Sold at Bukowskis International Spring auction, 1996, auction no 500, cat.no 195.
A version of "Celebration to the automobile" was commissioned by General Motors for the World' Fair in Chicago in 1933. That sculpture was executed in plaster and would presumably have been cast in bronze and eventually placed in General Motors's permanent collection. Instead of a car, the man in the sculpture was holding a connecting rod. In the news articles of that period, the sculpture went under the name of "Inspiration." Neither of the two ever received the bronze casting and the present lot is the only one of its kind known to exist today.

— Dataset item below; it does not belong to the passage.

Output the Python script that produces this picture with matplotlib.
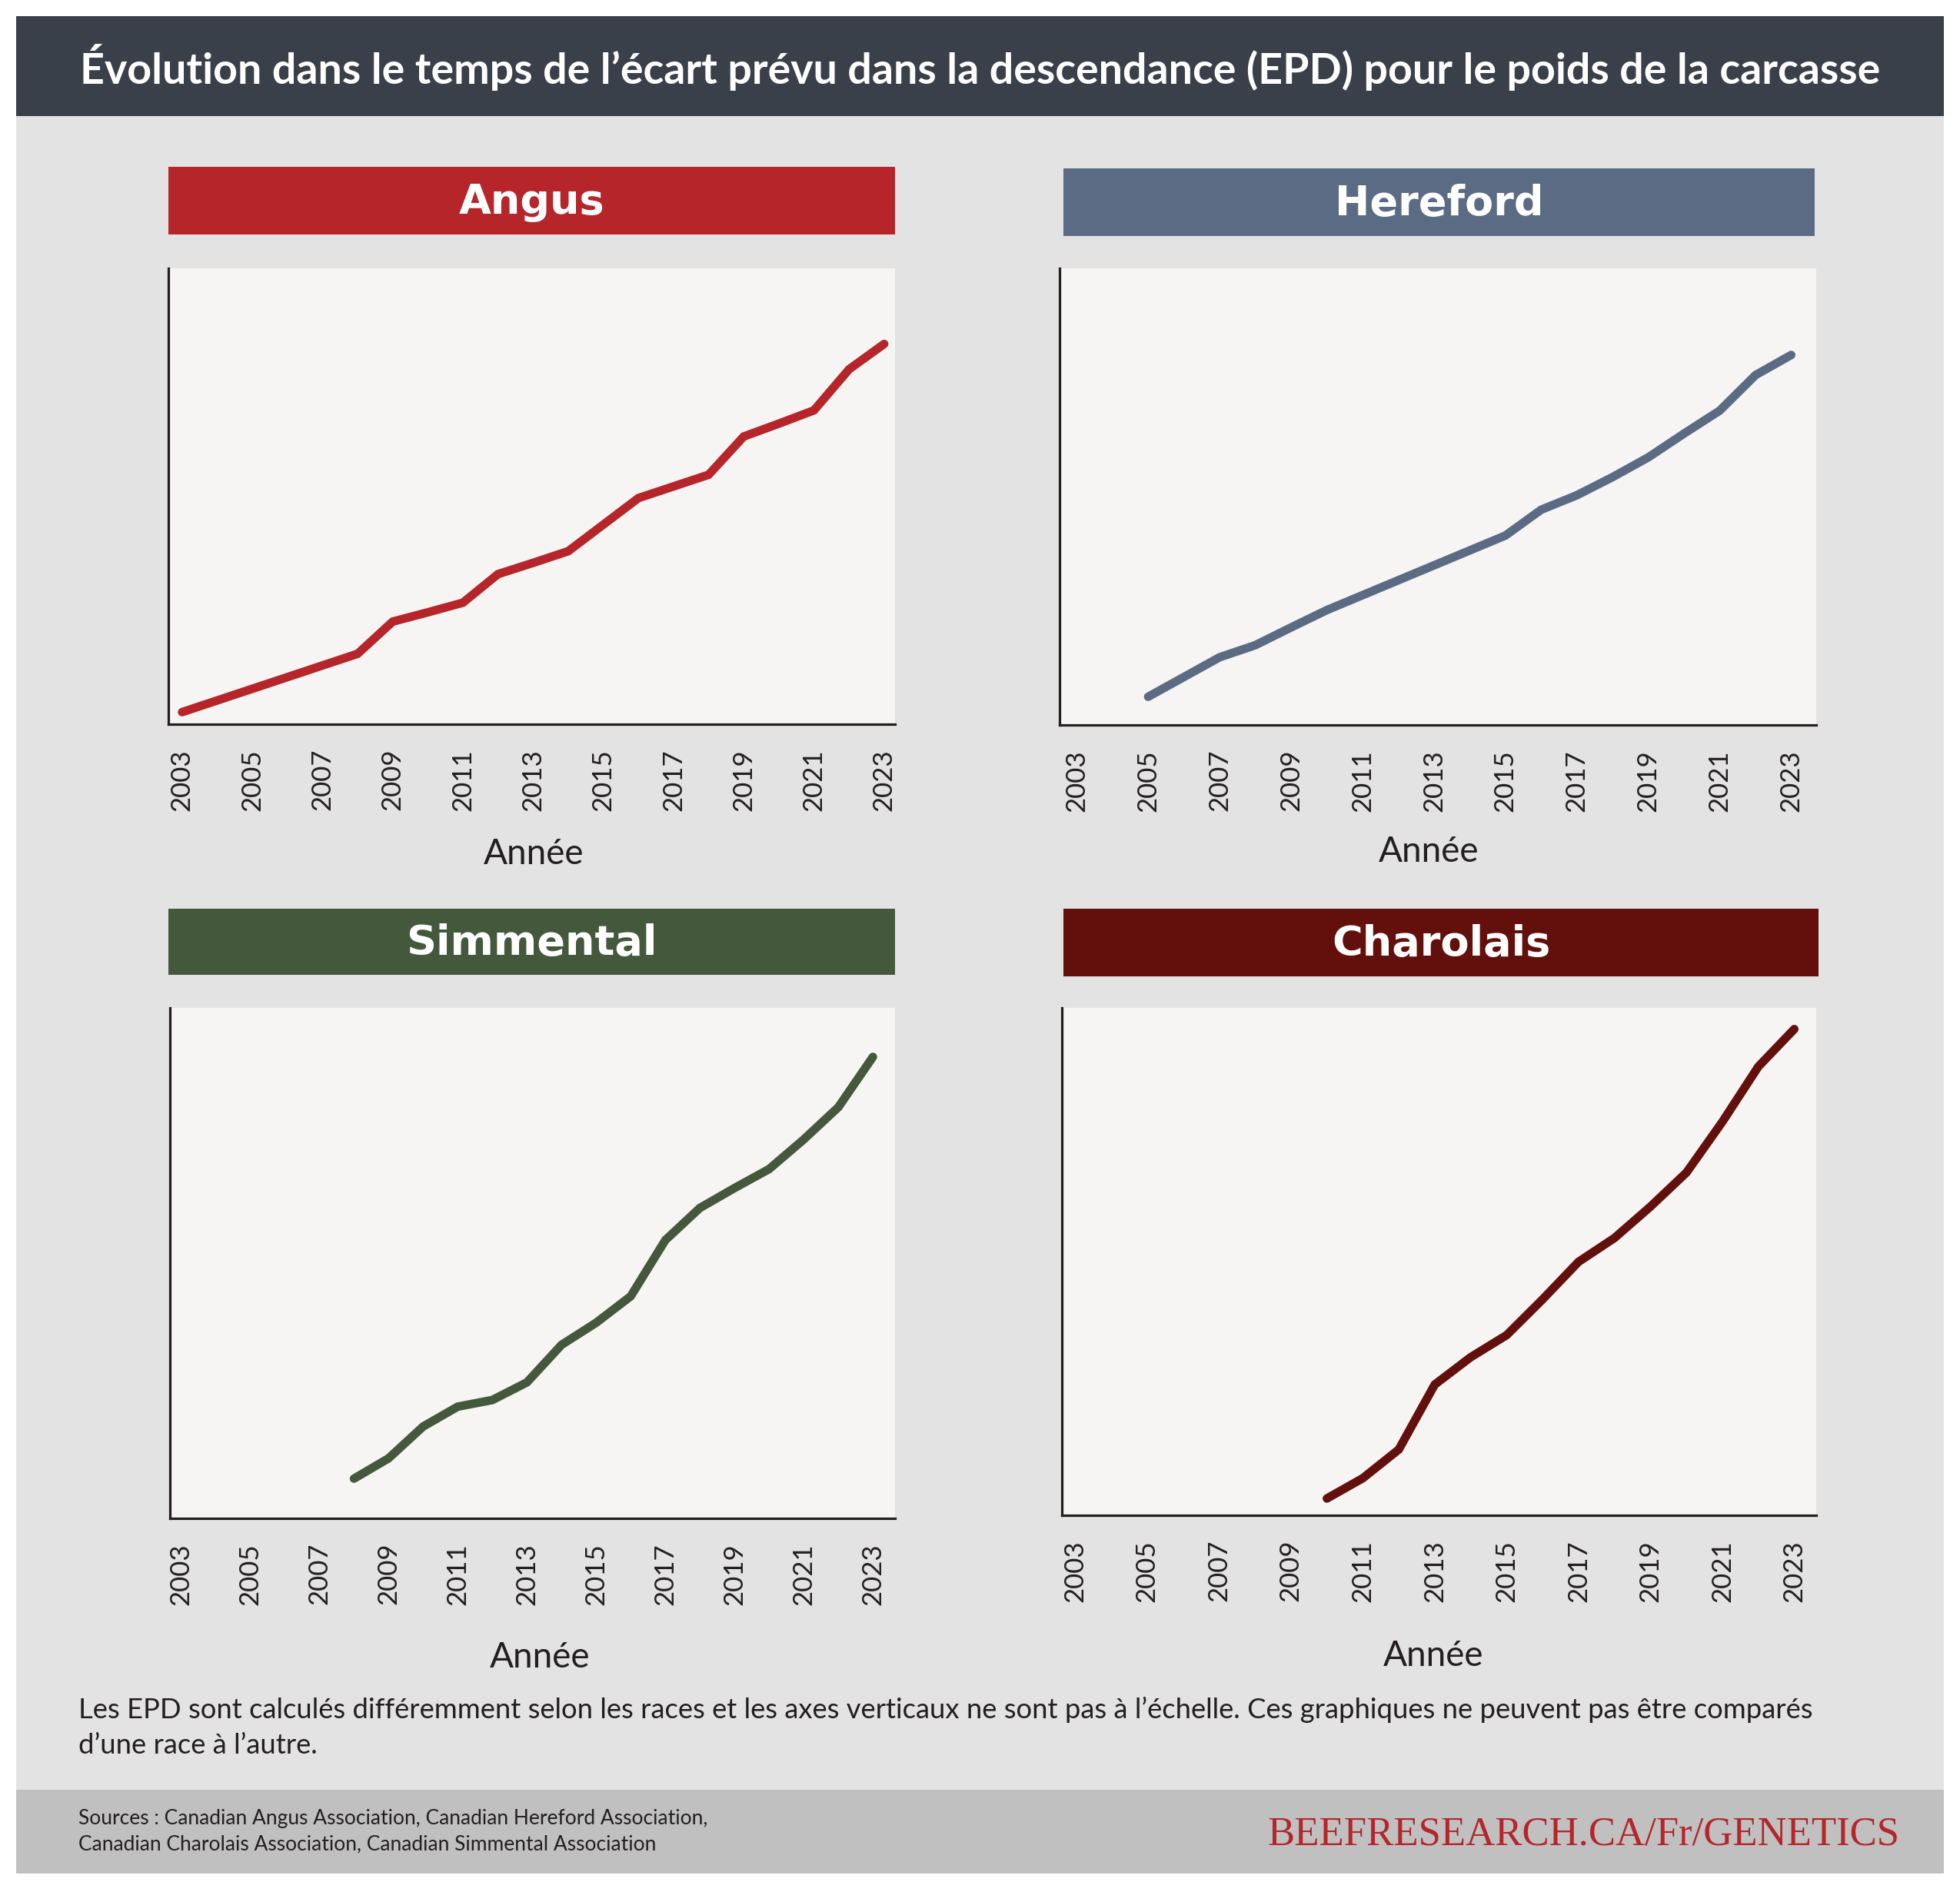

Carl Milles was a Swedish sculptor born in Lägga. He studied at the Technical School in Stockholm, at the Ecole des Beaux-Arts in Paris under Auguste Rodin and on study trips to Germany, the Netherlands and Belgium. In Paris he came to stay for many years and made a living as an ornament carver. He studied the animals in the Jardin des Plantes (the Zoological Garden) and was strongly influenced by Auguste Rodin. Milles made a breakthrough with a monument to Sten Sture in Uppsala. He exhibited at the World's Fair in 1900 and was later given a solo exhibition at the Tate Gallery in London. Milles was professor of modeling at the Royal Academy of Arts in Stockholm. Well-known sculptures in public places signed by Carl Milles are the "Gustav Vasa" statue at the Nordic Museum, "Orfeusgruppen" outside the concert hall in Stockholm and the "Poseidonfontänen" in Gothenburg.